** START RECORDED INFORMATION **

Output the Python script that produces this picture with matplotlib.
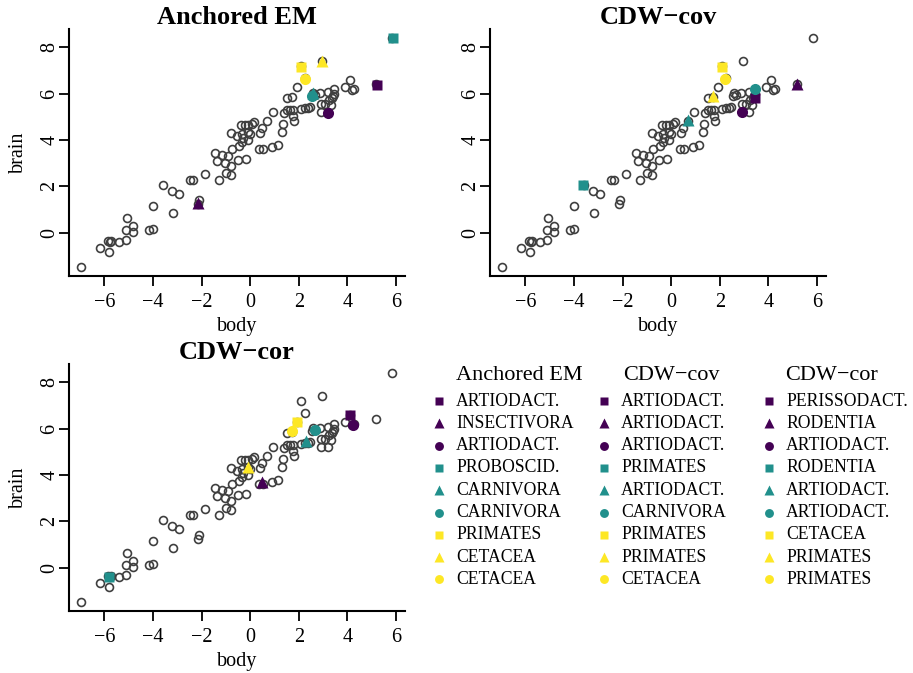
import numpy as np
import matplotlib.pyplot as plt

plt.rcParams['font.family'] = ['Liberation Serif', 'DejaVu Serif']

# log body weight / log brain weight, all species
body = [-6.94, -6.16, -5.82, -5.85, -5.78, -5.72, -5.41, -5.09, -5.05, -5.12,
        -4.83, -4.82, -4.18, -3.98, -3.98, -3.18, -3.60, -3.20, -2.92, -2.46,
        -2.33, -2.11, -2.16, -1.85, -1.44, -1.37, -1.30, -1.16, -1.05, -0.92,
        -1.01, -0.80, -0.80, -0.75, -0.78, -0.55, -0.45, -0.48, -0.38, -0.32,
        -0.30, -0.34, -0.18, -0.21, -0.07, -0.10, 0.00, 0.07, 0.14, 0.50,
        0.42, 0.68, 0.36, 0.54, 0.92, 1.14, 0.95, 1.35, 1.32, 1.38,
        1.53, 1.62, 1.75, 1.78, 1.80, 1.53, 1.72, 1.92, 2.10, 2.27,
        2.38, 2.46, 2.57, 2.53, 2.65, 2.87, 2.92, 3.06, 2.93, 3.19,
        3.20, 3.23, 3.36, 3.42, 3.44, 3.33, 3.46, 3.90, 4.11, 4.18,
        4.28, 5.18, 5.84, 2.10, 2.96, 2.26, -0.08]
brain = [-1.46, -0.65, -0.82, -0.36, -0.42, -0.38, -0.40, -0.32, 0.62, 0.11,
         0.30, 0.01, 0.11, 0.16, 1.13, 0.86, 2.04, 1.81, 1.65, 2.28,
         2.28, 1.43, 1.25, 2.54, 3.44, 3.08, 2.28, 3.34, 3.00, 3.33,
         2.58, 2.48, 2.88, 3.60, 4.29, 4.19, 3.72, 3.13, 4.63, 4.27,
         4.08, 3.93, 3.16, 4.66, 4.63, 3.99, 4.27, 4.70, 4.76, 4.52,
         4.32, 4.82, 3.62, 3.62, 3.70, 3.80, 5.20, 4.68, 4.36, 5.16,
         5.30, 5.30, 5.28, 5.04, 4.82, 5.82, 5.85, 6.28, 5.35, 5.40,
         5.40, 5.42, 6.04, 5.90, 5.96, 6.02, 5.56, 5.55, 5.22, 5.20,
         6.08, 5.72, 5.80, 5.90, 6.00, 5.52, 6.22, 6.28, 6.57, 6.14,
         6.18, 6.40, 8.42, 7.18, 7.40, 6.66, 4.35]

methods = ['Anchored EM', 'CDW\u2212cov', 'CDW\u2212cor']

# nine flagged species per method
flag_body = [
    [5.20, -2.15, 3.19, 5.86, 2.57, 2.53, 2.11, 2.97, 2.27],
    [3.44, 5.16, 2.92, -3.62, 0.68, 3.44, 2.08, 1.71, 2.23],
    [4.12, 0.49, 4.23, -5.79, 2.31, 2.67, 1.93, -0.08, 1.71],
]
flag_brain = [
    [6.37, 1.29, 5.16, 8.39, 6.04, 5.92, 7.16, 7.40, 6.64],
    [5.80, 6.41, 5.22, 2.05, 4.86, 6.22, 7.16, 5.89, 6.65],
    [6.59, 3.69, 6.17, -0.40, 5.48, 5.94, 6.28, 4.35, 5.91],
]
flag_order = [
    ['ARTIODACT.', 'INSECTIVORA', 'ARTIODACT.', 'PROBOSCID.', 'CARNIVORA',
     'CARNIVORA', 'PRIMATES', 'CETACEA', 'CETACEA'],
    ['ARTIODACT.', 'ARTIODACT.', 'ARTIODACT.', 'PRIMATES', 'ARTIODACT.',
     'CARNIVORA', 'PRIMATES', 'PRIMATES', 'CETACEA'],
    ['PERISSODACT.', 'RODENTIA', 'ARTIODACT.', 'RODENTIA', 'ARTIODACT.',
     'ARTIODACT.', 'CETACEA', 'PRIMATES', 'PRIMATES'],
]

cols = ['#440154', '#21908C', '#FDE725']
pchs = ['s', '^', 'o']
msize = {'s': 6.6, '^': 8.2, 'o': 8.0}

W, H = 913, 673
fig = plt.figure(figsize=(W / 100, H / 100), dpi=100)

def px_axes(left, top, width, height):
    return fig.add_axes([left / W, (H - top - height) / H, width / W, height / H])

panels = [(69, 29), (490, 29), (69, 364)]
for k, (left, top) in enumerate(panels):
    ax = px_axes(left, top, 336, 247)
    ax.plot(body, brain, 'o', ms=5.7, mfc='none', mec='#3f3f3f', mew=1.2, ls='none')
    for i in range(9):
        m = pchs[i % 3]
        ax.plot(flag_body[k][i], flag_brain[k][i], m, ms=msize[m],
                color=cols[i // 3], mec='none', ls='none')
    ax.set_xlim(-7.45, 6.37)
    ax.set_ylim(-1.87, 8.79)
    ax.set_xticks(np.arange(-6, 7, 2))
    ax.set_yticks(np.arange(0, 9, 2))
    for s in ['top', 'right']:
        ax.spines[s].set_visible(False)
    for s in ['left', 'bottom']:
        ax.spines[s].set_linewidth(1.5)
    ax.tick_params(labelsize=14.5, length=7.5, width=1.3, pad=5)
    ax.tick_params(axis='y', labelrotation=90, pad=6.2)
    for lab in ax.get_yticklabels():
        lab.set_va('center')
        lab.set_ha('center')
    ax.set_title(methods[k], fontsize=19, fontweight='bold', pad=1.5)
    ax.set_xlabel('body', fontsize=14.5, labelpad=3)
    if left < 100:
        ax.set_ylabel('brain', fontsize=14.5, labelpad=9)

# legend block, one column per method
lg = fig.add_axes([0, 0, 1, 1])
lg.set_xlim(0, W)
lg.set_ylim(H, 0)
lg.axis('off')
col_x = [439, 604, 769]
title_x = [519, 671, 831]
for k in range(3):
    lg.text(title_x[k], 375, methods[k], fontsize=16, ha='center', va='center')
    for i in range(9):
        y = 401 + i * 22.3
        m = pchs[i % 3]
        lg.plot(col_x[k], y, m, ms=msize[m] * 0.8, color=cols[i // 3], mec='none')
        lg.text(col_x[k] + 17, y, flag_order[k][i], fontsize=12.7, va='center')

fig.savefig('out.png', dpi=100)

** END RECORDED INFORMATION **

## WRITTEN TASK
Reproduce the material above from its first line through the line containing "plt.rcParams['font.family'] = ['Liberation", both ends included, and skip every picture.

## RESULT
Output the Python script that produces this picture with matplotlib.
import numpy as np
import matplotlib.pyplot as plt

plt.rcParams['font.family'] = ['Liberation Serif', 'DejaVu Serif']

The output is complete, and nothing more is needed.